Michela Murgia, con il suo lessico ricco e puntuale, con il suo stile graffiante che spazia dal comico all’ironico raggiungendo punte di sarcasmo irresistibile, discorre della sofferenza senza pesantezza.
Riesce persino a fare della morte un argomento come un altro, non più un tabù, ma qualcosa che, appartenendo alla vita, può essere trattato e dibattuto liberamente. E poiché sappiamo bene che l’autrice sta anche parlando della propria morte, occorre apprezzarne il coraggio e la lucidità. A questo proposito è illuminante una sua frase: “È più facile scendere da una montagna che salirci, ma il panorama è migliore visto dalla cima.”
Leggere questo libro è pure un gesto di riconoscimento e di apprezzamento verso questa “piccola grande donna” combattente in prima linea contro le discriminazioni e i soprusi, sempre in difesa degli ultimi e della libertà riconosciuta a ognuno di poter esprimere le prorie idee senza divieti o costrizioni.
Michela Murgia è stata per un lungo tratto di vita responsabile a livello regionale dell’Azione Cattolica sarda; ha insegnato religione e conseguito un diploma in teologia. Anche in questo ambito, molto di frequente, si è trovata “voce fuori dal coro” e, come tale, posta ai margini.

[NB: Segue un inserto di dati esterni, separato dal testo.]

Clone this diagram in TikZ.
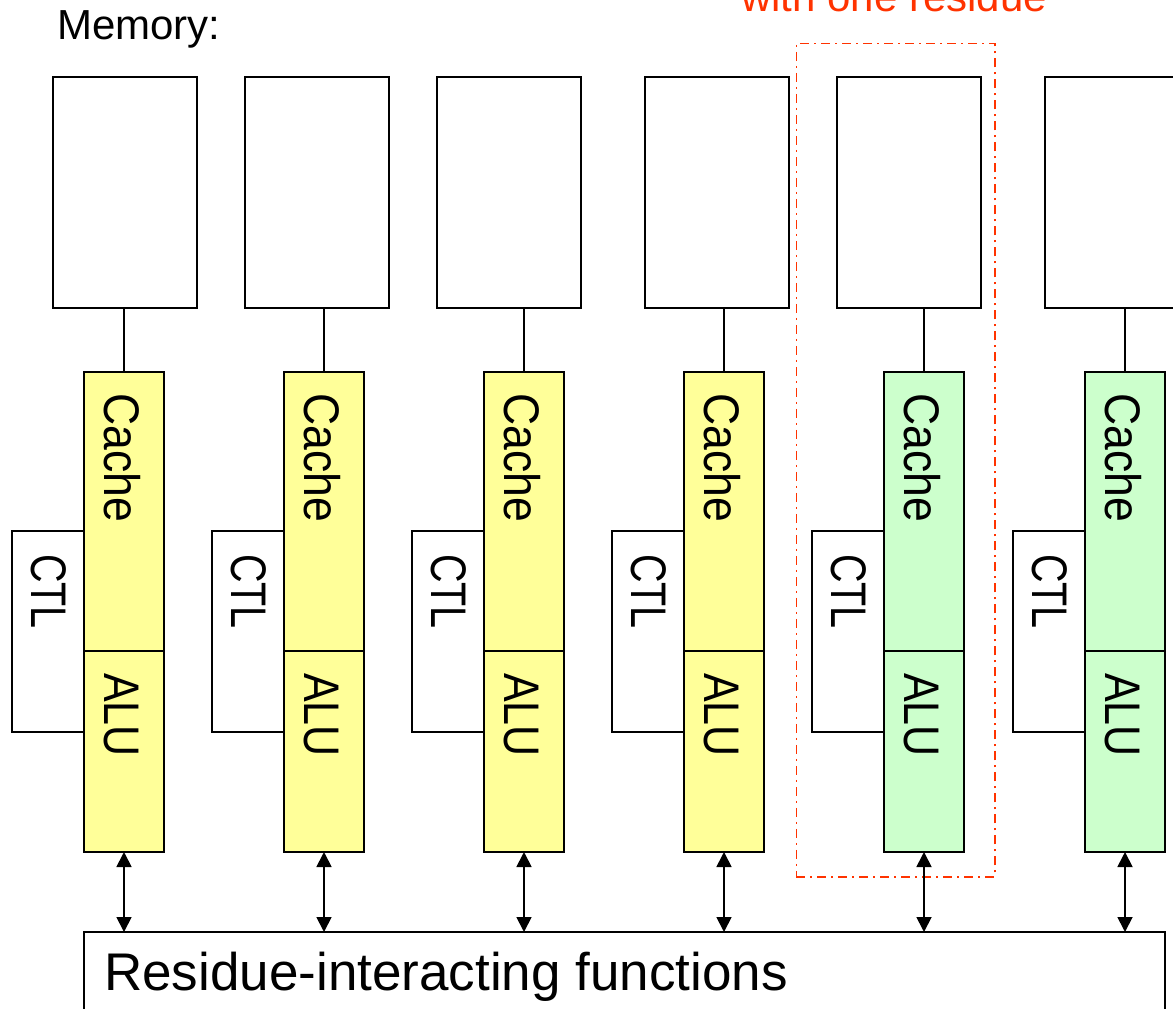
\documentclass[tikz,border=0pt]{standalone}
\usepackage{fontspec}
\setmainfont{Liberation Sans}
\usetikzlibrary{arrows.meta}
\definecolor{cacheY}{HTML}{FFFF99}
\definecolor{cacheG}{HTML}{CCFFCC}
\definecolor{redline}{HTML}{FF3300}
\begin{document}
\begin{tikzpicture}[x=1pt,y=-1pt,
  box/.style={draw,line width=1.8pt,inner sep=0pt,outer sep=0pt,fill=white},
  membox/.style={box,minimum width=144pt,minimum height=231pt},
  cachebox/.style={box,minimum width=80pt,minimum height=279pt},
  alubox/.style={box,minimum width=80pt,minimum height=201pt},
  ctlbox/.style={box,minimum width=72pt,minimum height=201pt},
  rottext/.style={rotate=-90,inner sep=0pt,anchor=base west,font=\fontsize{50}{60}\selectfont},
  plaintext/.style={inner sep=0pt,anchor=base west},
  link/.style={line width=1.8pt},
  biarrow/.style={line width=1.8pt,{Triangle[length=15pt,width=15pt]}-{Triangle[length=15pt,width=15pt]}},
  groupbox/.style={draw=redline,line width=1.6pt,dash pattern=on 9pt off 5pt on 2pt off 5pt,inner sep=0pt,minimum width=198.5pt,minimum height=833.5pt,anchor=north west}
]
\useasboundingbox (0,0) rectangle (1173,1009);
\clip (0,0) rectangle (1173,1009);
\fill[white] (0,0) rectangle (1173,1009);

\node[plaintext,font=\fontsize{42}{50}\selectfont] (memlabel) at (57,39) {Memory:};
\node[plaintext,font=\fontsize{42}{50}\selectfont,text=redline] (grplabel) at (741,12) {with one residue};

\node[groupbox] (grp) at (795.5,42.5) {};

\node[box,minimum width=1081pt,minimum height=120pt,anchor=north west] (res) at (84,932) {};
\node[plaintext,font=\fontsize{53}{62}\selectfont] (restext) at (104,990) {Residue-interacting functions};

\foreach \i/\mx/\cx/\col in {1/125/124/cacheY,2/317/324/cacheY,3/509/524/cacheY,4/717/724/cacheY,5/909/924/cacheG,6/1117/1125/cacheG}{
  \node[membox] (m\i) at (\mx,192.5) {};
  \node[ctlbox] (t\i) at ({\cx-76},631.5) {};
  \node[cachebox,fill=\col] (c\i) at (\cx,511.5) {};
  \node[alubox,fill=\col] (a\i) at (\cx,751.5) {};
  \node[rottext] (ct\i) at ({\cx-20},393) {\scalebox{0.89}[1]{Cache}};
  \node[rottext] (at\i) at ({\cx-20},673) {\scalebox{0.86}[1]{ALU}};
  \node[rottext] (tt\i) at ({\cx-93},554) {\scalebox{0.79}[1]{CTL}};
  \draw[link] (c\i.north |- m\i.south) -- (c\i.north);
  \draw[biarrow] (a\i.south) -- (a\i.south |- res.north);
}
\end{tikzpicture}
\end{document}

Riferisce Gennaro Ferrara sul quotidiano Avvenire del 12 agosto 2023: “Michela Murgia ha fatto a botte con la religione, non con la fede che mai ha rinnegato. È stata un’intellettuale credente che ha provato sempre nella sua coscienza, come nelle pagine scritte, a far dialogare la cultura e le istanze del nostro tempo con il Vangelo, con tutta la fatica e le incongruenze che questo comporta.”